Officiating in the NBA is always a debate during the playoffs, so in an effort of transparency, the NBA is going to release a Last Two Minutes” officiating report. That report will have a “senior referee manager or basketball operations manager” assess the calls in all games that are within five points in the final two minutes of the game (and this will include overtime for those games). The report also will have a video link to said play.
“Our fans are passionate and have an intense interest in understanding how the rules are applied,” said Mike Bantom, Executive Vice President of Referee Operations, in a released statement. “NBA referees have the most difficult officiating job in sports, with so many split-second decisions in real time. We trust this consistent disclosure will give fans a greater appreciation of the difficulty of the job and a deeper sense of the correct interpretations of the rules of our game.”

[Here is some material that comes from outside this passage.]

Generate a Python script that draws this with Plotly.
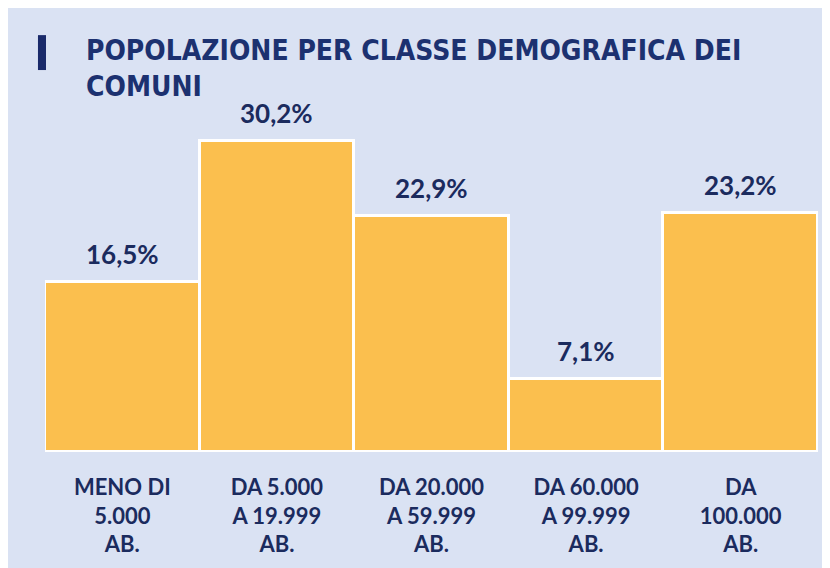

Here is what the report will look like, from an NBA sample using the Jan. 19 Knicks/Blazers game:
This is a good step by the league.
It’s not going to change some minds — referees make their calls on bang-bang plays and fans see those calls with their heart. If you’re a Thunder fan, Russell Westbrook will not commit a charge going to the rim. If you’re a Mavericks fan, Tyson Chandler stays vertical and doesn’t commit fouls on guys penetrating the lane. It’s not universal, some calls are obvious, but how many times have you (or I) seen a call as obvious only to have people try to tell you that you’re wrong?
Still, every step toward referee transparency is a good one.